YOUR GOAL: Pick every line with "this" from the material below.

SUPPLIED MATERIAL:
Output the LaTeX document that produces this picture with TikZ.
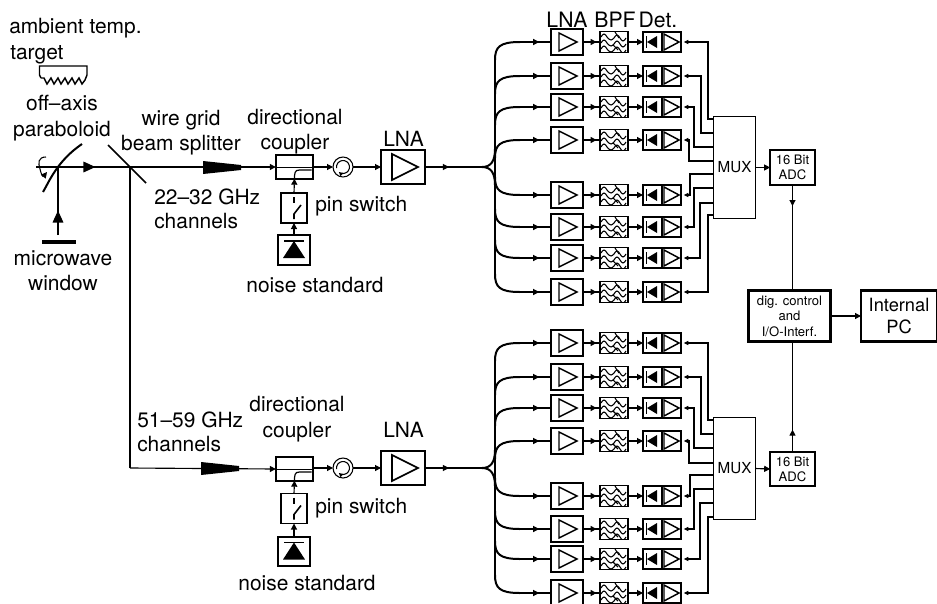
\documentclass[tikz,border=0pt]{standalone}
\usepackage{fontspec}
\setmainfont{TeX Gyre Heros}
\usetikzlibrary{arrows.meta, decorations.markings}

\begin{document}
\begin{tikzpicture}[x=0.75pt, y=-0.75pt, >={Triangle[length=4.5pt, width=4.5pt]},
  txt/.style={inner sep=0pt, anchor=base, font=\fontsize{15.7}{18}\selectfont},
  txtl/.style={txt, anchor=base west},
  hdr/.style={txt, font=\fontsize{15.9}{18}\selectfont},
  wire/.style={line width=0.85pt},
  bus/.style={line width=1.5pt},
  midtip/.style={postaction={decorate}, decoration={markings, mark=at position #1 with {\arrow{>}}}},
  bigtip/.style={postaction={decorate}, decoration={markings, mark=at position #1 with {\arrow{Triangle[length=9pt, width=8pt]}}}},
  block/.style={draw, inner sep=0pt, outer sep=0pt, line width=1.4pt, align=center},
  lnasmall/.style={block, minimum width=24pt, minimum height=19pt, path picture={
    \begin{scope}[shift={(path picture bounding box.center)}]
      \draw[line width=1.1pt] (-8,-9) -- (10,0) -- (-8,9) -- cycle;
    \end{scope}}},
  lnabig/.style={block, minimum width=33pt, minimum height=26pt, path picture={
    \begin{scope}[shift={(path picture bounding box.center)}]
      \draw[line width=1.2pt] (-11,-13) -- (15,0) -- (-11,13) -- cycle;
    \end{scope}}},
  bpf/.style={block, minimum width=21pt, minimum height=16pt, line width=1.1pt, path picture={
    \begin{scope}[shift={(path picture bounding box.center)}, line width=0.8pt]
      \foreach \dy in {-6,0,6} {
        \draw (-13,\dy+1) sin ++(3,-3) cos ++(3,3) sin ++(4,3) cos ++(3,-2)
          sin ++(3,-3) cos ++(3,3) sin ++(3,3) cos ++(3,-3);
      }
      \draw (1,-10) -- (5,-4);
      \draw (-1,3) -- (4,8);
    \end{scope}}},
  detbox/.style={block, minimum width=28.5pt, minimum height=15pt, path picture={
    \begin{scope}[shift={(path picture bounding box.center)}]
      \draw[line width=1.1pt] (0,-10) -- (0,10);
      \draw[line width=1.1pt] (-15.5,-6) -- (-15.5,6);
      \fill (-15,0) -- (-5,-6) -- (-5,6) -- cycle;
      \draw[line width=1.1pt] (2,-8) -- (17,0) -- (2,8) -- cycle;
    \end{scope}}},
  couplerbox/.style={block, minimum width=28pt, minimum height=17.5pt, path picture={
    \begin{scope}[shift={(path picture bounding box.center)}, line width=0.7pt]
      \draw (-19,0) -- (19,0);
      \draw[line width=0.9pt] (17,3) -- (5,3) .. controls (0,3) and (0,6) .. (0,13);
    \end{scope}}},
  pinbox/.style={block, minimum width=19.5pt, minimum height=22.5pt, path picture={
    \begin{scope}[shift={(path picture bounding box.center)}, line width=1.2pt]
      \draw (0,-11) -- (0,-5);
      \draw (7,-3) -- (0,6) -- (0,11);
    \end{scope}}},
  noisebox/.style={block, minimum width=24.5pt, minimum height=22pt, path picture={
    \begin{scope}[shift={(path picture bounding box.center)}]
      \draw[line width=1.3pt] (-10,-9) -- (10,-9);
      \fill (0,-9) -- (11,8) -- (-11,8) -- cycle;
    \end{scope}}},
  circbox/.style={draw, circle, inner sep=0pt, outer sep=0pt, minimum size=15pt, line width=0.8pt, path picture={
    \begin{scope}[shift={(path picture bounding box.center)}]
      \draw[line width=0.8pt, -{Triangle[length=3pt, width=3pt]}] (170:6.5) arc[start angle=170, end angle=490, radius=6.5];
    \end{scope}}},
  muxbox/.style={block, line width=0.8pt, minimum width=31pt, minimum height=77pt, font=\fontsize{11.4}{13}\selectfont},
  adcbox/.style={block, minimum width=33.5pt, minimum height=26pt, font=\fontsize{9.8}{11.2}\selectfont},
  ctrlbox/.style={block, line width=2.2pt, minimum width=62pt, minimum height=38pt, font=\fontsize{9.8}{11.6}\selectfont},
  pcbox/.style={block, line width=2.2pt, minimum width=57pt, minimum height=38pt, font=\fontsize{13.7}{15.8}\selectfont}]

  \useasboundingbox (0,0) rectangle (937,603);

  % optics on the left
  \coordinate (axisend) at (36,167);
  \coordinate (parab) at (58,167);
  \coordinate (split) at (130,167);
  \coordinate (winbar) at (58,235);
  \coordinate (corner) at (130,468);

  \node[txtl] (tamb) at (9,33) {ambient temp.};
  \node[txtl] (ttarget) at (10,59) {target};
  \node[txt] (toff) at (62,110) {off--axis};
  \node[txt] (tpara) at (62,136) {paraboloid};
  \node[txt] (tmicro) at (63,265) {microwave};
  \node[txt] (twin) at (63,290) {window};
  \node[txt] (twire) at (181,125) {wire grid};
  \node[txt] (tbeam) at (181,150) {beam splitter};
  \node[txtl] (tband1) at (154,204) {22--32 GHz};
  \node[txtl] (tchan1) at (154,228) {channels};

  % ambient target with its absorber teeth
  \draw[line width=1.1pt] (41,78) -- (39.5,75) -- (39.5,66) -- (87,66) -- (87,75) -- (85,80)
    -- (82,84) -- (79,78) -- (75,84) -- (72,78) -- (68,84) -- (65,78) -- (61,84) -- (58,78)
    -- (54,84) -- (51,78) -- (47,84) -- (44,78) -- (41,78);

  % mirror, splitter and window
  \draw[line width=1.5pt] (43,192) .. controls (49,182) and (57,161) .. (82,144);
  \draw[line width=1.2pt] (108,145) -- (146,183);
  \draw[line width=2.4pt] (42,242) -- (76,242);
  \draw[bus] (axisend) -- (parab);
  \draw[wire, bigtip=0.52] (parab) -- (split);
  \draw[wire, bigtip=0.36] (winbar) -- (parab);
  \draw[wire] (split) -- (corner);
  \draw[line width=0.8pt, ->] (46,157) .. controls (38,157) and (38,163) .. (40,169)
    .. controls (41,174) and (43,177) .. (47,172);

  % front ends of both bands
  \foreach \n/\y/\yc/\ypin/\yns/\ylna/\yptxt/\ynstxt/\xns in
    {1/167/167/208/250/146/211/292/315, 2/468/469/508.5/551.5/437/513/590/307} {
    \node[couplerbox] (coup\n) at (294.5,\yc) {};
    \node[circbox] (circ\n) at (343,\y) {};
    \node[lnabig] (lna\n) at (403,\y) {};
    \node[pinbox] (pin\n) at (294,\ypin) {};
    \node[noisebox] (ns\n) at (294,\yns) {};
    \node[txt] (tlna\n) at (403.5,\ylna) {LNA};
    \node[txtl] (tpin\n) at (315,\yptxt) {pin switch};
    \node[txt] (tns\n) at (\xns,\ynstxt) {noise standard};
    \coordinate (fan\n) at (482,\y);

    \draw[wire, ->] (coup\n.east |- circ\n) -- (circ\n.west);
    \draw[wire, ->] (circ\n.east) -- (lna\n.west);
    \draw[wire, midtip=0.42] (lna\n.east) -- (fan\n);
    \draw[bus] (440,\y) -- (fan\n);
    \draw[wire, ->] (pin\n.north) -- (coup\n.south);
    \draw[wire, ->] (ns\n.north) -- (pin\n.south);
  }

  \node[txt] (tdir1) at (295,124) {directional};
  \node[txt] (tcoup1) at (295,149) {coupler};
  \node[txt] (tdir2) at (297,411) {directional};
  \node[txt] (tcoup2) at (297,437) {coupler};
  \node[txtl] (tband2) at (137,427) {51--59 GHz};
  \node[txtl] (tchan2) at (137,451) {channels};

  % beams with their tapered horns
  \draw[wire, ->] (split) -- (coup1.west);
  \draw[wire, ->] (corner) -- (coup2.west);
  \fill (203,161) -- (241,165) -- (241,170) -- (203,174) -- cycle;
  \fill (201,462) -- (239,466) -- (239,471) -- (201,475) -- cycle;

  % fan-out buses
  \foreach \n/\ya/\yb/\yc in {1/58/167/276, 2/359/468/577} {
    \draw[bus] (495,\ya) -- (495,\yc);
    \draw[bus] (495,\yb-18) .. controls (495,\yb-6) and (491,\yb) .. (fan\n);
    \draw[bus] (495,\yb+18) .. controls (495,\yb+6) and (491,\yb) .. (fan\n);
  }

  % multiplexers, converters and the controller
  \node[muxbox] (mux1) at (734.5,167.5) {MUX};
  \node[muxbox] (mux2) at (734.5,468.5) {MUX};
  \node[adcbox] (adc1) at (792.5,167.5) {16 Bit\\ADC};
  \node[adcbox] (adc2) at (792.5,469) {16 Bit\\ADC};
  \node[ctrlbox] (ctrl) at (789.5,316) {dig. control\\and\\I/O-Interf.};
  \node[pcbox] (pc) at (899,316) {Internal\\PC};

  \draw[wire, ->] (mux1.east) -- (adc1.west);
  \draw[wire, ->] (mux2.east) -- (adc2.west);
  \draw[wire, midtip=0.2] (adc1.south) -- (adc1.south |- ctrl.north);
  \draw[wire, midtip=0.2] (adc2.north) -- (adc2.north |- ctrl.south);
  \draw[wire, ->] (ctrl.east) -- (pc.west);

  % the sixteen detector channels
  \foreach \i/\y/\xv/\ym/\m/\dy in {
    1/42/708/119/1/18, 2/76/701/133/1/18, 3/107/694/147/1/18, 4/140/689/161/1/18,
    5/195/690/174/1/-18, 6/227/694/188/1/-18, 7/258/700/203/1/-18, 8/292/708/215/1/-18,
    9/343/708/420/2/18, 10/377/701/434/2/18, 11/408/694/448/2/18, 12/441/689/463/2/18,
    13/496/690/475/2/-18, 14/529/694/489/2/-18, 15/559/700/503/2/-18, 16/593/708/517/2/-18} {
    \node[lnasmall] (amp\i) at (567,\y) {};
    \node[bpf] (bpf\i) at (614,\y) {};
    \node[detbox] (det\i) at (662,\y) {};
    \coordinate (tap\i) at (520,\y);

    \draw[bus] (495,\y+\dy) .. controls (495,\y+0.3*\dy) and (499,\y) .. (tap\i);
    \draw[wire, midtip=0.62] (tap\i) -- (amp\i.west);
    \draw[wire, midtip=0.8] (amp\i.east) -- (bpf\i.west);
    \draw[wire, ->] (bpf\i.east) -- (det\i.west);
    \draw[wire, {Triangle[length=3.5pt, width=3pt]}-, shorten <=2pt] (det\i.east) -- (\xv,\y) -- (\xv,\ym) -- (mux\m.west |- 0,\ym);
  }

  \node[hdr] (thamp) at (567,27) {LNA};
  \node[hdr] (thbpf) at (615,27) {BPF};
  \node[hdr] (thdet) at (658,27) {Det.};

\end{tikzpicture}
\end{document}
* * *
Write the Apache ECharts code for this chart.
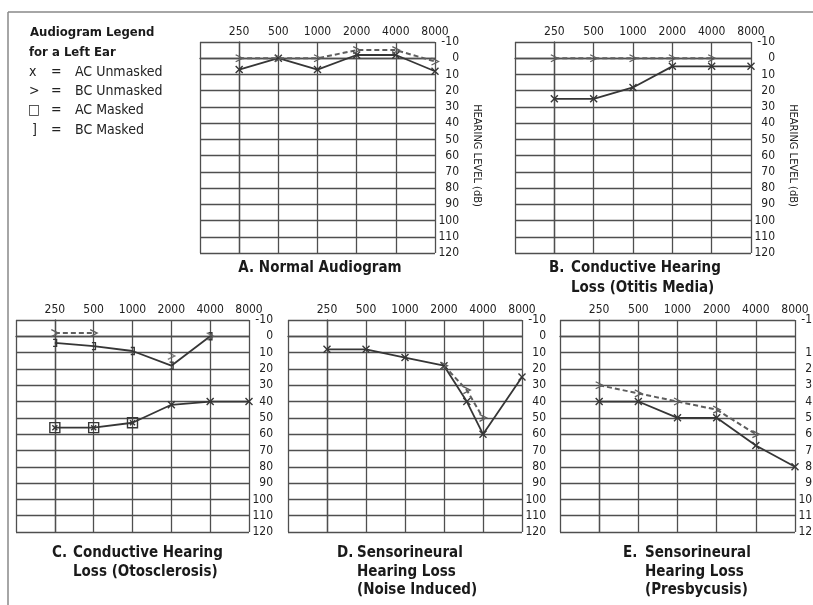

TASK ANSWER:
Output the LaTeX document that produces this picture with TikZ.
Write the Apache ECharts code for this chart.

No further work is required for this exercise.